Source: Found this problem in solving mathematical problems by terence tao but I couldn't find any solutions online.
Have a look at the Volume of a parallelepiped obtained by scalar triple product of the three edge vectors and to the fact that it is invariant under a rotation.
Also have a look at the Volume of a parallelepiped obtained by wedge product of the edge vectors $$ {\bf V} = {\bf u}_1 \wedge {\bf u}_2 \wedge {\bf u}_3 $$ which can be generalized to higher dimension.
As a matter of fact, given $n$ vectors in ${\mathbb R}^m$, their wedge product $$ {\bf V}_n^{\left( m \right)} = {\bf x}_1 \wedge {\bf x}_2 \wedge \cdots \wedge {\bf x}_n = \sum\limits_{\left\{ {\begin{array}{*{20}c} {\left| {\left\{ r \right\}_{\,k} } \right| = n} \\ {\left\{ r \right\}_{\,k} \in \left\{ {1,2, \cdots ,m} \right\}} \\ \end{array}} \right.} {V_k \;{\bf e}_{\left\{ r \right\}_{\,k} } } $$ where $$ \left\{ \begin{array}{l} {\bf e}_{\left\{ r \right\}_{\,k} } = {\bf e}_{j_{\,1} } {\bf e}_{j_{\,2} } \cdots {\bf e}_{j_{\,n} } \\ j_{\,1} < \, j_{\,2} < \cdots < j_{\,n} \\ \left\{ r \right\}_{\,k} = \left\{ {j_{\,1} , j_{\,2} , \cdots ,j_{\,n} } \right\} \in \left\{ {1,2, \cdots ,m} \right\} \\ k = \left[ {1,\binom{m}{n}} \right] \\ \end{array} \right. $$
so that the sum is over all the $n$-subsets of $ \left\{ {1,2, \cdots ,m} \right\}$ and $\bf V$ is the $n$-vector associated with the $n$-parallelotope whose edges are parallel to the $\bf x$ vectors.

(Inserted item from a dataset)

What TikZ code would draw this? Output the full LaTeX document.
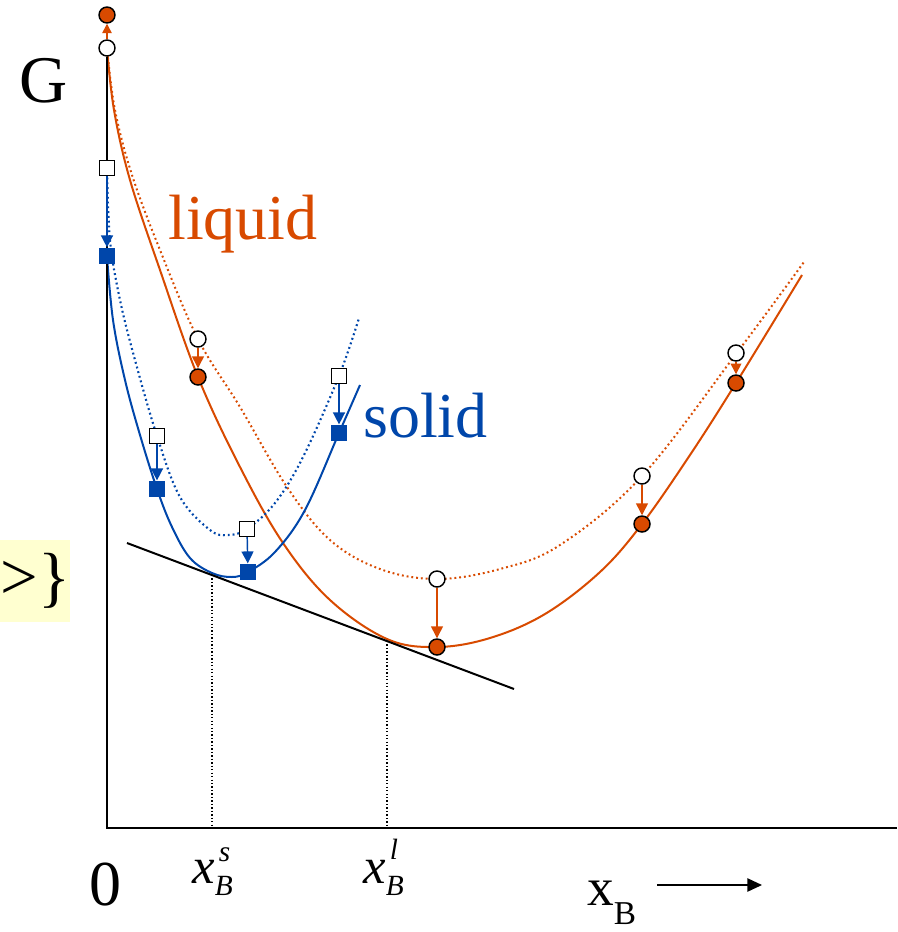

The magnitude of $\bf V$ represents the ($n$-) volume (absolute value) of that parallelotope: $$ Vol\left( {{\bf V}_n^{\left( m \right)} } \right) = \left\| {{\bf V}_n^{\left( m \right)} } \right\| = \sqrt {\sum\limits_k {V_k ^2 } } $$ which is invariant under any unitary transformation.

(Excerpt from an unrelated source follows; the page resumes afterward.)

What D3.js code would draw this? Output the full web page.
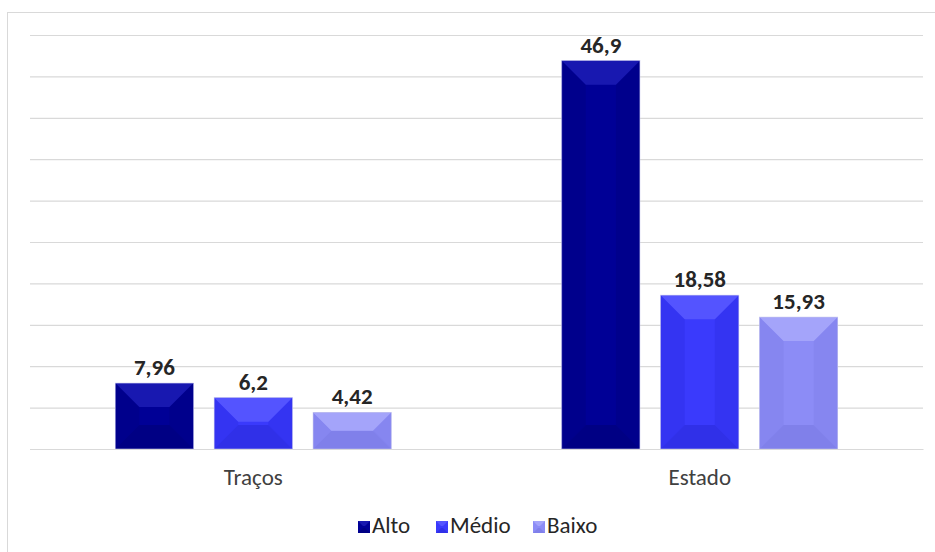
<!DOCTYPE html>
<html>
<head>
<meta charset="utf-8">
<script src="https://cdn.jsdelivr.net/npm/d3@7"></script>
<style>
  body { margin: 0; background: #fff; }
  svg { font-family: Carlito, Calibri, "Open Sans", sans-serif; }
</style>
</head>
<body>
<div class="canvas"></div>
<script>
// data
const categories = ["Traços", "Estado"];
const series = ["Alto", "Médio", "Baixo"];
const alto = [7.96, 46.9];
const medio = [6.2, 18.58];
const baixo = [4.42, 15.93];
const yTicks = [0, 5, 10, 15, 20, 25, 30, 35, 40, 45, 50];

const values = { "Alto": alto, "Médio": medio, "Baixo": baixo };

const colors = {
  "Alto":  { main: "#000096", top: "#1818b0", bottom: "#000084", side: "#00008c" },
  "Médio": { main: "#3a3afc", top: "#5454ff", bottom: "#3030e8", side: "#3434f2" },
  "Baixo": { main: "#8c8cf6", top: "#a4a4fa", bottom: "#8080ea", side: "#8686f0" }
};

const width = 935, height = 552;
const margin = { top: 35, right: 12, bottom: 103, left: 30 };
const graphWidth = width - margin.left - margin.right;
const graphHeight = height - margin.top - margin.bottom;

const svg = d3.select(".canvas")
  .append("svg")
  .attr("width", width)
  .attr("height", height);

// chart border
svg.append("rect")
  .attr("x", 7.5).attr("y", 12.5)
  .attr("width", 940).attr("height", 560)
  .attr("fill", "none")
  .attr("stroke", "#d9d9d9");

const graph = svg.append("g")
  .attr("transform", `translate(${margin.left}, ${margin.top})`);

// scales
const x0 = d3.scaleBand()
  .domain(categories)
  .range([0, graphWidth])
  .paddingInner(0.382)
  .paddingOuter(0.191);

const x1 = d3.scaleBand()
  .domain(series)
  .range([0, x0.bandwidth()])
  .paddingInner(0.21);

const y = d3.scaleLinear().domain([0, 50]).range([graphHeight, 0]);

// gridlines
const yAxis = d3.axisLeft(y).tickValues(yTicks).tickSize(-graphWidth).tickFormat("");
const yAxisGroup = graph.append("g").call(yAxis);
yAxisGroup.select(".domain").remove();
yAxisGroup.selectAll("line").attr("stroke", "#d9d9d9").attr("stroke-width", 1.2);

// bevel faces for a bar
const bevel = (x, yTop, w, h, depth) => {
  const d = Math.min(depth, h / 2, w / 2);
  const x2 = x + w, y2 = yTop + h;
  return {
    top: [[x, yTop], [x2, yTop], [x2 - d, yTop + d], [x + d, yTop + d]],
    bottom: [[x, y2], [x2, y2], [x2 - d, y2 - d], [x + d, y2 - d]],
    left: [[x, yTop], [x + d, yTop + d], [x + d, y2 - d], [x, y2]],
    right: [[x2, yTop], [x2 - d, yTop + d], [x2 - d, y2 - d], [x2, y2]]
  };
};

const rows = [];
categories.forEach((c, i) => {
  series.forEach(s => rows.push({ cat: c, ser: s, value: values[s][i] }));
});

const bars = graph.selectAll("g.bar")
  .data(rows)
  .enter()
  .append("g")
  .attr("class", "bar");

bars.each(function(d) {
  const g = d3.select(this);
  const bx = x0(d.cat) + x1(d.ser);
  const by = y(d.value);
  const bw = x1.bandwidth();
  const bh = graphHeight - by;
  const c = colors[d.ser];
  const p = bevel(bx, by, bw, bh, 24);
  g.append("rect").attr("x", bx).attr("y", by).attr("width", bw).attr("height", bh).attr("fill", c.main);
  g.append("polygon").attr("points", p.left.join(" ")).attr("fill", c.side);
  g.append("polygon").attr("points", p.right.join(" ")).attr("fill", c.side);
  g.append("polygon").attr("points", p.bottom.join(" ")).attr("fill", c.bottom);
  g.append("polygon").attr("points", p.top.join(" ")).attr("fill", c.top);
  g.append("rect").attr("x", bx).attr("y", by).attr("width", bw).attr("height", bh)
    .attr("fill", "none").attr("stroke", "#c0c0ec").attr("stroke-width", 0.6);
});

// value labels
graph.selectAll("text.value")
  .data(rows)
  .enter()
  .append("text")
  .attr("class", "value")
  .attr("x", d => x0(d.cat) + x1(d.ser) + x1.bandwidth() / 2)
  .attr("y", d => y(d.value) - 8)
  .attr("text-anchor", "middle")
  .attr("font-size", 23)
  .attr("font-weight", "bold")
  .attr("fill", "#262626")
  .text(d => String(d.value).replace(".", ","));

// category axis labels
const xAxis = d3.axisBottom(x0).tickSize(0).tickPadding(20);
const xAxisGroup = graph.append("g")
  .attr("transform", `translate(0, ${graphHeight})`)
  .call(xAxis);
xAxisGroup.select(".domain").attr("stroke", "#d9d9d9").attr("stroke-width", 1.2);
xAxisGroup.selectAll("text")
  .attr("font-size", 23)
  .attr("fill", "#404040")
  .attr("font-family", "Carlito, Calibri, 'Open Sans', sans-serif");

// legend
const legendItems = [
  { ser: "Alto", x: 358 },
  { ser: "Médio", x: 436 },
  { ser: "Baixo", x: 533 }
];
const legend = svg.append("g").attr("transform", "translate(0, 533)");
legendItems.forEach(item => {
  const c = colors[item.ser];
  const p = bevel(item.x, -12, 12, 12, 5);
  legend.append("rect").attr("x", item.x).attr("y", -12).attr("width", 12).attr("height", 12).attr("fill", c.main);
  legend.append("polygon").attr("points", p.top.join(" ")).attr("fill", c.top);
  legend.append("polygon").attr("points", p.bottom.join(" ")).attr("fill", c.bottom);
  legend.append("text")
    .attr("x", item.x + 14)
    .attr("y", 0)
    .attr("font-size", 23)
    .attr("fill", "#262626")
    .text(item.ser);
});
</script>
</body>
</html>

There are many alternative representations for the volume, mainly the Gramian. But to focus onto your question, let's rewrite $\bf V$ as $$ \begin{array}{l} {\bf V}_n^{\left( m \right)} = {\bf x}_1 \wedge {\bf x}_2 \wedge \cdots \wedge {\bf x}_n = \left( {{\bf x}_1 \wedge {\bf x}_2 \wedge \cdots \wedge {\bf x}_{n - 1} } \right) \wedge {\bf x}_n = \\ = \left( {{\bf x}_1 \wedge {\bf x}_2 \wedge \cdots \wedge {\bf x}_{n - 1} } \right) \wedge {\bf x}_{n\, \bot } = {\bf V}_{n - 1}^{\left( m \right)} \wedge \left\| {{\bf x}_{n\, \bot } } \right\|{\bf u}_{n\; \bot } = {\bf V}_{n - 1}^{\left( m \right)} \wedge \left\| {{\bf x}_n \cdot {\bf u}_{n\; \bot } } \right\|{\bf u}_{n\; \bot } \\ \end{array} $$ Here ${\bf x}_{n\, \bot }$ indicates the projection of ${\bf x}_n$ onto the sub-space orthogonal to the sub-space spanned by ${\bf x}_1 , \ldots , {\bf x}_{n-1}$ (the rejection of ${\bf x}_n$), and ${\bf u}_{n\, \bot }$ the corresponding unit vector.
Therefore $$ Vol\left( {{\bf V}_n^{\left( m \right)} } \right) = \left\| {{\bf V}_n^{\left( m \right)} } \right\| = \left\| {{\bf V}_{n - 1}^{\left( m \right)} } \right\|\;\left\| {{\bf x}_n \cdot {\bf u}_{n\; \bot } } \right\| = {\rm "base"}\, \times \,{\rm "height"} $$